Slavery was very different in Bonaire than in Curaçao, said the Curaçao-born Smeulders. Bonaire had a state plantation, run by the West India Company (WIC), and not multiple plantations as in Curaçao.
The slaves in Bonaire had to work excessively hard and carry heavy loads. The very hard working conditions, combined with the great lack of food, resulted in many injuries, some permanent, and much illness. This left many unable to work, which caused people to say that the workers in Bonaire were lazy.
Smeulders said there was much information to be found in the digital collection. Information which she hoped would contribute to putting historical events in a better perspective and creating a broader human interest angle.
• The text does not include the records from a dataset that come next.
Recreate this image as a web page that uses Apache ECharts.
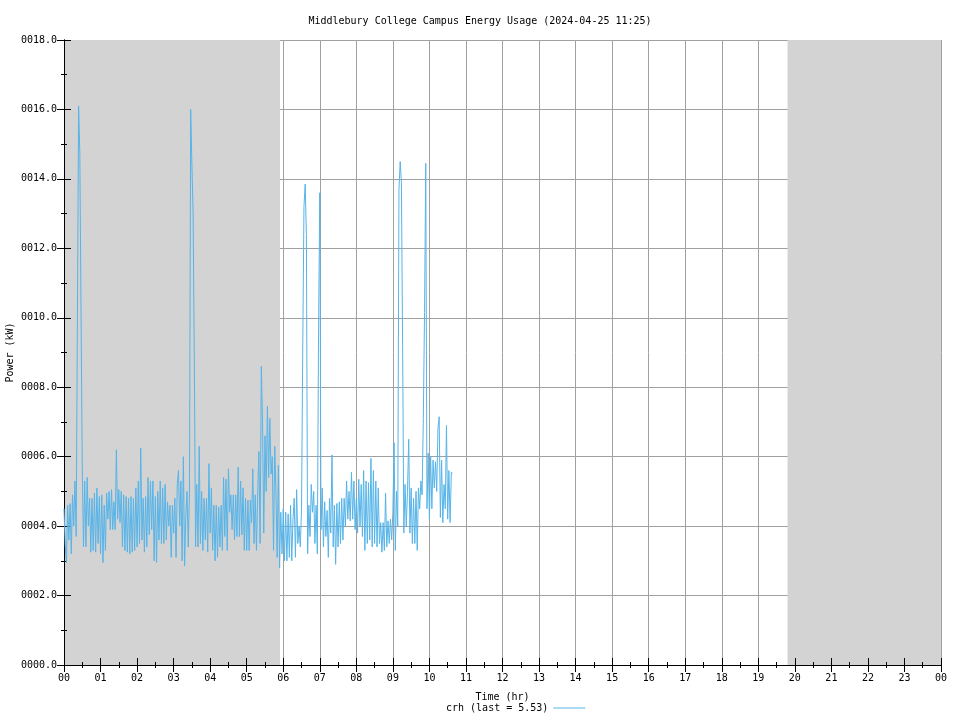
<!DOCTYPE html>
<html>
<head>
<meta charset="utf-8">
<script src="https://cdn.jsdelivr.net/npm/echarts@6/dist/echarts.min.js"></script>
<style>html,body{margin:0;padding:0;background:#fff}#c{width:960px;height:720px}</style>
</head>
<body>
<div id="c"></div>
<script>
// ---- data ----
var titleText = 'Middlebury College Campus Energy Usage (2024-04-25 11:25)';
var seriesName = 'crh (last = 5.53)';
var stepMinutes = 2; // sample spacing, starting at 00:00
var power = [
  // 00h
  4.5,3.45,2.95,4.6,3.6,4.65,3.2,4.9,4.0,5.3,3.7,9.9,16.1,14.7,10.1,5.7,3.4,5.3,3.4,5.4,4.0,4.8,3.25,4.8,3.3,4.95,3.25,5.1,3.5,4.85,
  // 01h
  3.2,4.9,2.95,4.6,3.3,4.95,4.2,5.0,3.9,5.05,3.9,4.7,3.9,6.2,4.2,5.05,4.1,5.0,3.4,4.9,3.3,4.85,3.25,4.8,3.2,4.85,3.25,4.8,3.3,5.1,
  // 02h
  3.4,5.3,3.5,6.25,3.6,4.8,3.25,4.85,3.4,5.4,3.75,5.3,3.9,5.3,3.0,4.85,2.95,5.0,3.6,5.3,3.5,5.1,3.5,5.2,3.6,4.7,4.0,4.6,3.1,4.6,
  // 03h
  3.8,4.8,3.1,5.2,5.6,4.0,5.3,3.0,6.0,2.85,4.3,5.0,3.4,4.95,16.0,14.4,13.0,8.7,3.4,5.2,3.4,6.3,3.5,5.0,3.3,4.8,3.6,4.8,3.25,5.8,
  // 04h
  3.8,5.1,3.3,4.6,3.0,4.6,3.1,4.55,3.4,4.6,3.3,5.4,3.7,5.35,3.3,5.65,4.4,4.9,3.9,4.9,3.6,4.9,3.7,5.7,3.7,5.3,3.75,5.1,3.3,4.8,
  // 05h
  3.3,4.75,3.3,4.75,4.1,5.65,3.5,4.9,3.3,4.9,6.15,3.5,8.6,7.0,3.8,6.6,5.0,7.45,5.4,7.1,5.5,6.0,3.3,6.3,5.0,3.1,5.75,2.8,4.4,3.2,
  // 06h
  4.5,3.0,4.4,3.0,4.35,3.1,4.6,3.0,4.2,4.8,3.1,5.05,3.5,4.0,3.4,4.5,9.1,13.2,13.85,12.4,3.2,4.6,3.7,5.2,4.4,5.0,3.5,4.6,3.2,9.7,
  // 07h
  13.6,3.9,5.1,3.4,4.7,3.7,4.45,3.1,4.8,3.8,6.05,3.4,4.6,2.9,4.65,3.4,4.7,3.5,4.8,3.6,4.8,4.0,5.3,4.2,5.0,4.15,5.55,4.2,5.3,3.9,
  // 08h
  4.8,3.8,5.35,4.0,5.2,3.7,5.6,3.3,5.3,3.5,5.25,3.6,5.95,3.4,5.6,3.5,5.3,3.4,5.1,3.5,4.1,3.25,4.1,3.3,4.95,3.4,4.15,3.5,4.2,3.6,
  // 09h
  4.4,6.4,3.3,5.0,4.0,13.7,14.5,13.9,9.2,3.8,5.2,4.0,5.0,6.5,3.8,5.1,3.5,4.8,3.5,5.0,3.3,5.1,4.5,5.3,4.9,7.1,10.15,14.45,4.5,6.1,
  // 10h
  4.2,6.0,4.5,5.9,5.1,5.85,5.0,6.8,7.15,4.25,5.9,4.1,5.2,4.5,6.9,4.2,5.6,4.1,5.55,5.53
];
var shadedRanges = [[0, 5.91], [19.8, 24]]; // night hours (shaded)
var xTickLabels = ['00','01','02','03','04','05','06','07','08','09','10','11','12','13','14','15','16','17','18','19','20','21','22','23','00'];
var yTickLabels = ['0000.0','0002.0','0004.0','0006.0','0008.0','0010.0','0012.0','0014.0','0016.0','0018.0'];

// ---- chart ----
var mono = 'DejaVu Sans Mono';
var seriesData = power.map(function (v, i) { return [i * stepMinutes / 60, v]; });

function baseX(extra) {
  return Object.assign({
    type: 'value', min: 0, max: 24, interval: 1, z: 1,
    axisLine: { show: true, lineStyle: { color: '#000', width: 1 } },
    axisTick: { show: true, inside: true, length: 7, lineStyle: { color: '#000' } },
    minorTick: { show: true, splitNumber: 2, length: 3, lineStyle: { color: '#000' } },
    splitLine: { show: false }
  }, extra);
}
function baseY(extra) {
  return Object.assign({
    type: 'value', min: 0, max: 18, interval: 2, z: 1,
    axisLine: { show: true, lineStyle: { color: '#000', width: 1 } },
    axisTick: { show: true, inside: true, length: 7, lineStyle: { color: '#000' } },
    minorTick: { show: true, splitNumber: 2, length: 3, lineStyle: { color: '#000' } },
    splitLine: { show: false }
  }, extra);
}

var chart = echarts.init(document.getElementById('c'), null, { renderer: 'canvas' });
chart.setOption({
  animation: false,
  backgroundColor: '#fff',
  title: {
    text: titleText, left: 'center', top: 11,
    textStyle: { fontFamily: mono, fontSize: 10, fontWeight: 'normal', color: '#000' }
  },
  legend: {
    left: 441, top: 698, align: 'right', icon: 'rect', itemWidth: 32, itemHeight: 1,
    data: [seriesName],
    textStyle: { fontFamily: mono, fontSize: 10, color: '#000' }
  },
  grid: { left: 64, right: 19, top: 40, bottom: 55, containLabel: false, outerBoundsMode: 'none' },
  xAxis: [
    baseX({
      position: 'bottom', name: 'Time (hr)', nameLocation: 'middle', nameGap: 27, nameMoveOverlap: false,
      nameTextStyle: { fontFamily: mono, fontSize: 10, color: '#000' },
      axisLabel: { show: true, margin: 8, fontFamily: mono, fontSize: 10, color: '#000',
        formatter: function (v) { return xTickLabels[Math.round(v)]; } },
      splitLine: { show: true, lineStyle: { color: '#a0a0a0', width: 1 } }
    }),
    baseX({ position: 'top', axisLabel: { show: false } })
  ],
  yAxis: [
    baseY({
      position: 'left', name: 'Power (kW)', nameLocation: 'middle', nameGap: 49, nameRotate: 90, nameMoveOverlap: false,
      nameTextStyle: { fontFamily: mono, fontSize: 10, color: '#000' },
      axisLabel: { show: true, margin: 7, fontFamily: mono, fontSize: 10, color: '#000',
        formatter: function (v) { return yTickLabels[Math.round(v / 2)]; } },
      splitLine: { show: true, lineStyle: { color: '#a0a0a0', width: 1 } }
    }),
    baseY({ position: 'right', axisLabel: { show: false } })
  ],
  series: [
    {
      name: 'shade', type: 'line', data: [], z: 0, silent: true, xAxisIndex: 0, yAxisIndex: 0,
      markArea: {
        silent: true,
        itemStyle: { color: '#d3d3d3' },
        data: shadedRanges.map(function (r) { return [{ xAxis: r[0] }, { xAxis: r[1] }]; })
      }
    },
    {
      name: seriesName, type: 'line', data: seriesData, z: 3, xAxisIndex: 0, yAxisIndex: 0,
      showSymbol: false, symbol: 'none', sampling: null,
      lineStyle: { color: '#56b4e9', width: 1 },
      itemStyle: { color: '#56b4e9' }
    }
  ]
});
</script>
</body>
</html>
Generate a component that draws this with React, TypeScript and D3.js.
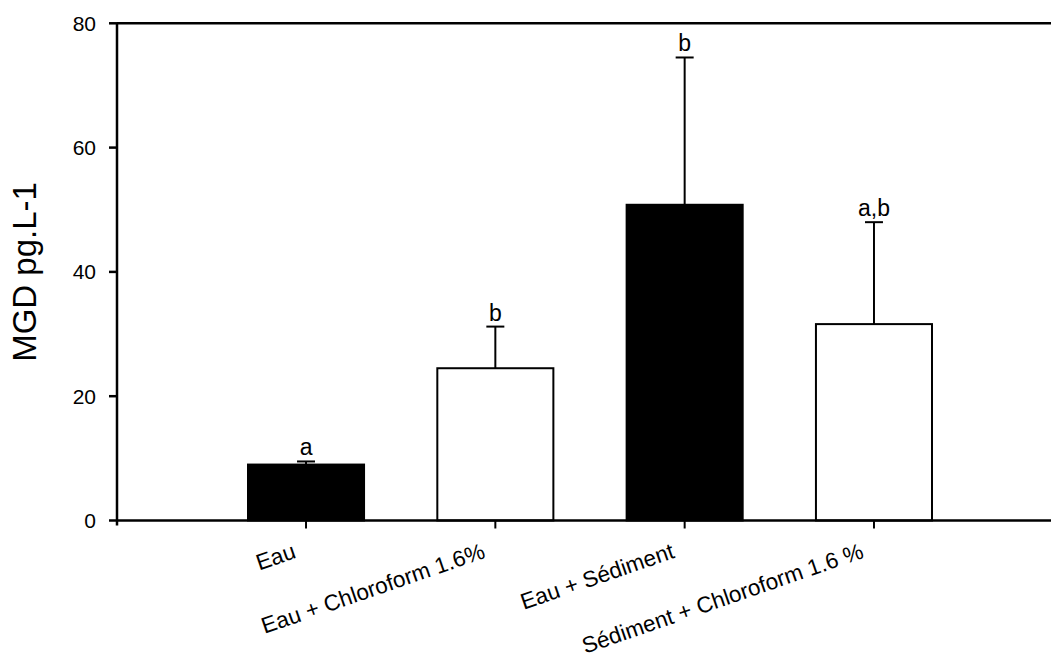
import React from "react";
import * as d3 from "d3";

const categories = ["Eau", "Eau + Chloroform 1.6%", "Eau + Sédiment", "Sédiment + Chloroform 1.6 %"];
const means = [9.0, 24.5, 50.8, 31.6];
const errors = [0.5, 6.7, 23.7, 16.4];
const fills = ["#000", "#fff", "#000", "#fff"];
const letters = ["a", "b", "b", "a,b"];
const yTicks = [0, 20, 40, 60, 80];
const yLabel = "MGD pg.L-1";

const W = 1051;
const H = 662;
const FONT = "Arial, 'Liberation Sans', Helvetica, sans-serif";

export default function App() {
  const x = d3.scaleBand<string>().domain(categories).range([117, 1063]).paddingInner(0.387).paddingOuter(0.692);
  const y = d3.scaleLinear().domain([0, 80]).range([520.5, 23.3]);
  const bw = x.bandwidth();
  const x0 = 117;
  const y0 = y(0);
  const capW = 18;
  return (
    <svg width={W} height={H} style={{ position: "absolute", left: 0, top: 0, background: "#fff" }} fontFamily={FONT}>
      <rect x={0} y={0} width={W} height={H} fill="#fff" />
      {categories.map((c, i) => {
        const bx = x(c)!;
        const cx = bx + bw / 2;
        const top = y(means[i]);
        const et = y(means[i] + errors[i]);
        return (
          <g key={c}>
            <rect x={bx} y={top} width={bw} height={y0 - top} fill={fills[i]} stroke="#000" strokeWidth={2} />
            <line x1={cx} x2={cx} y1={top} y2={et} stroke="#000" strokeWidth={2} />
            <line x1={cx - capW / 2} x2={cx + capW / 2} y1={et} y2={et} stroke="#000" strokeWidth={2} />
            <text x={cx} y={et - 6} textAnchor="middle" fontSize={23} fill="#000">{letters[i]}</text>
            <line x1={cx} x2={cx} y1={y0} y2={y0 + 8} stroke="#000" strokeWidth={2} />
            <text transform={`translate(${cx - 9},${y0 + 37}) rotate(-19)`} textAnchor="end" fontSize={22.5} fill="#000">{c}</text>
          </g>
        );
      })}
      {/* axes */}
      <line x1={x0} x2={W} y1={y0} y2={y0} stroke="#000" strokeWidth={2.5} />
      <line x1={x0} x2={W} y1={y(80)} y2={y(80)} stroke="#000" strokeWidth={2.5} />
      <line x1={x0} x2={x0} y1={y(80)} y2={y0 + 5} stroke="#000" strokeWidth={2.5} />
      {yTicks.map((t) => (
        <g key={t}>
          <line x1={x0 - 8} x2={x0} y1={y(t)} y2={y(t)} stroke="#000" strokeWidth={2.5} />
          <text x={96} y={y(t)} dy="0.36em" textAnchor="end" fontSize={21} fill="#000">{t}</text>
        </g>
      ))}
      <text transform={`translate(36,272) rotate(-90)`} textAnchor="middle" fontSize={33} fill="#000">{yLabel}</text>
    </svg>
  );
}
Professor Dr. Henk den Heijer of Leiden University, specialised in maritime history, said the digital collection was “very important” for research about the slave trade between West Africa and the Caribbean in the 17th and 18th centuries.
Even though the Netherlands had a limited role in the slave trade with a mere five per cent in the total trade of 12 million people who were transported out of Africa, the Dutch dominated the trade at the coast of West Africa for almost 200 years.
The archives contain a very important report of Jan Valckenburgh, the director who ran the Dutch slave trading centre Fort Elmina, located in the current Ghana, for almost ten years in the most prosperous times of the slave trade. Den Heijer said Valckenburgh’s report of 1659 provides very detailed information on the trade. Den Heijer said there were several other important manuscripts that gave a good overview of the Dutch slave trade.
The digital collections are available via the Dutch Caribbean Digital Platform, dcdp.uoc.cw, and also on the Digital Library of the Caribbean, dloc.com, where the University of Curaçao and Leiden University have been added as a partner collection. In the near future, the collections will also be available at the new platform of the digital collections of the Leiden University Library.